Google Maps vs Ordnance Survey for UK business use

For many teams, the first question about a map visual: what looks good? For UK business use, the more important questions sit behind the pixels - what you’re allowed to do with the mapping, how predictable the costs are, how much control you have over the data, and what happens when your use case expands from internal viewing to publication, partners, and customer-facing delivery.

Google Maps and Ordnance Survey, and others too, offer ‘a map’ that looks great on screen. The business difference between those suppliers, is rights, control, and risk over time. We can help you decide, what’s right for your business situation.

Licensing complexity

Typically, Google Maps is consumed as a service. But its terms can be strict - especially around caching, extracting features, long-term storage, and how content is used outside the product’s intended flows. It can feel simple to start, then surprisingly specific once a project scales.

Ordnance Survey licensing looks more complex up front because it’s explicit about use types - internal, published, print, API, contractor access. But there’s a huge upside to that clarity: when you match the licence to the workflow, you know where you stand.

Data ownership

Neither option makes you the ‘owner’ of the underlying national mapping, not in the everyday sense - but there is a practical difference in control. With Google, you’re generally working within a platform. You can build quickly, but you’re operating on someone else’s rules for what can be stored, re-used, or combined. With OS, you can license data products and services that support operational workflows - including situations where you need to hold datasets, manage updates, integrate with internal systems, and govern who can access what.

Predictability of cost

Google Maps can be very cost-effective at low usage, especially for simple web maps. Costs can become harder to forecast when usage grows, usage patterns change, or more services are added.

OS is often budgeted more like a data capability. Clear lines around coverage, and users, and the rights you need.

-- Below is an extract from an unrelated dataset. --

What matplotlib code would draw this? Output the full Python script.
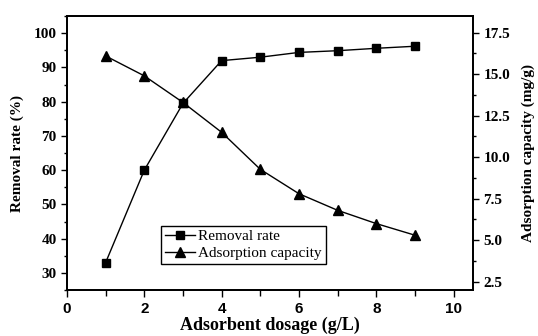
import matplotlib.pyplot as plt
from matplotlib.ticker import MultipleLocator

dosage = [1, 2, 3, 4, 5, 6, 7, 8, 9]
removal_rate = [33.0, 60.0, 79.5, 92.0, 93.0, 94.4, 94.9, 95.6, 96.2]
adsorption_capacity = [16.1, 14.9, 13.3, 11.5, 9.27, 7.8, 6.8, 6.0, 5.3]
cap_ticks = [2.5, 5.0, 7.5, 10.0, 12.5, 15.0, 17.5]

serif = 'Liberation Serif'
narrow = ['Liberation Sans Narrow', 'Liberation Sans']

fig = plt.figure(figsize=(5.38, 3.36), dpi=100)
ax = fig.add_axes([0.1245, 0.137, 0.7545, 0.815])
ax2 = ax.twinx()

l1, = ax.plot(dosage, removal_rate, color='black', lw=1.0, marker='s', ms=6)
l2, = ax2.plot(dosage, adsorption_capacity, color='black', lw=1.0, marker='^', ms=7)

ax.set_xlim(0, 10.5)
ax.set_ylim(25, 105)
ax2.set_ylim(2.0, 18.5)

ax.xaxis.set_major_locator(MultipleLocator(2))
ax.xaxis.set_minor_locator(MultipleLocator(1))
ax.set_yticks(range(30, 101, 10))
ax.yaxis.set_minor_locator(MultipleLocator(5))
ax2.set_yticks(cap_ticks)
ax2.set_yticklabels(['%.1f' % t for t in cap_ticks])
ax2.yaxis.set_minor_locator(MultipleLocator(1.25))

for a in (ax, ax2):
    for s in a.spines.values():
        s.set_linewidth(1.3)
    a.tick_params(which='major', length=4, width=1.0, direction='out')
    a.tick_params(which='minor', length=2.5, width=1.0, direction='out')
ax.tick_params(axis='x', which='major', length=5)
ax.tick_params(axis='x', which='minor', length=4)

for lab in ax.get_xticklabels():
    lab.set_fontfamily(narrow)
    lab.set_fontweight('bold')
    lab.set_fontsize(11)
for lab in ax.get_yticklabels() + ax2.get_yticklabels():
    lab.set_fontfamily(serif)
    lab.set_fontweight('bold')
    lab.set_fontsize(11)

ax.set_xlabel('Adsorbent dosage (g/L)', fontfamily=serif, fontweight='bold',
              fontsize=13, labelpad=1)
ax.set_ylabel('Removal rate (%)', fontfamily=serif, fontweight='bold',
              fontsize=11, labelpad=7)
ax2.set_ylabel('Adsorption capacity (mg/g)', fontfamily=serif, fontweight='bold',
               fontsize=11, labelpad=8)

leg = ax.legend([l1, l2], ['Removal rate', 'Adsorption capacity'],
                loc='lower left', bbox_to_anchor=(0.2315, 0.095),
                prop={'family': serif, 'size': 11}, fancybox=False,
                edgecolor='black', framealpha=1, handlelength=2.0,
                borderpad=0.25, labelspacing=0.2, handletextpad=0.2,
                borderaxespad=0)
leg.get_frame().set_linewidth(1.0)

fig.savefig('out.png', dpi=100)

That can make planning easier, particularly if multiple teams rely on mapping.

Long-term risk

Believe it or not, long-term risk usually comes from ‘success’. A project becomes relied upon, shared, and published in ways that weren’t planned on day one. Here are the key questions:

  • • If you start with a simple embedded map, what happens when you add contractors, customer portals, or client deliverables?
  • • If you rely on one platform’s rules, what happens if pricing, terms, or technical constraints change?
  • If auditability matters, can you clearly show what data you used, what rights you have, and who accessed it?

 

Customisation

OS can be a better fit when you need the mapping to behave like a business asset - integrating authoritative layers, aligning to internal geographies, building consistent outputs across web and print, or supporting more specialist needs such as higher-detail datasets and controlled update cycles.

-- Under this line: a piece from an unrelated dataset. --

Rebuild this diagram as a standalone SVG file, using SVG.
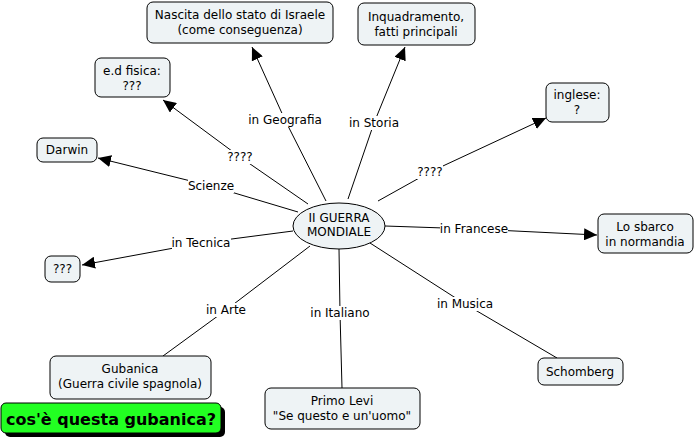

Google Maps offers strong developer tooling and fast implementation, but customisation is often about styling and overlays rather than changing the underlying cartography or feature model. We can offer insights on customisation – reach out and tell us what you’re trying to achieve.

How Emapsite can help

Decide what you need to control: licence rights, data governance, cost predictability, and how far you’ll customise the mapping. If the requirement is a straightforward web map with limited reuse, a platform service can be a clean, quick route. If mapping will sit inside core operations - shared across teams, embedded in deliverables, used by contractors, or expected to be audit-proof - choose an OS-based route where the rights and update model match that reality.

Either way, lock the decision to the intended audience and distribution early, because long-term risk usually arrives disguised as a successful pilot.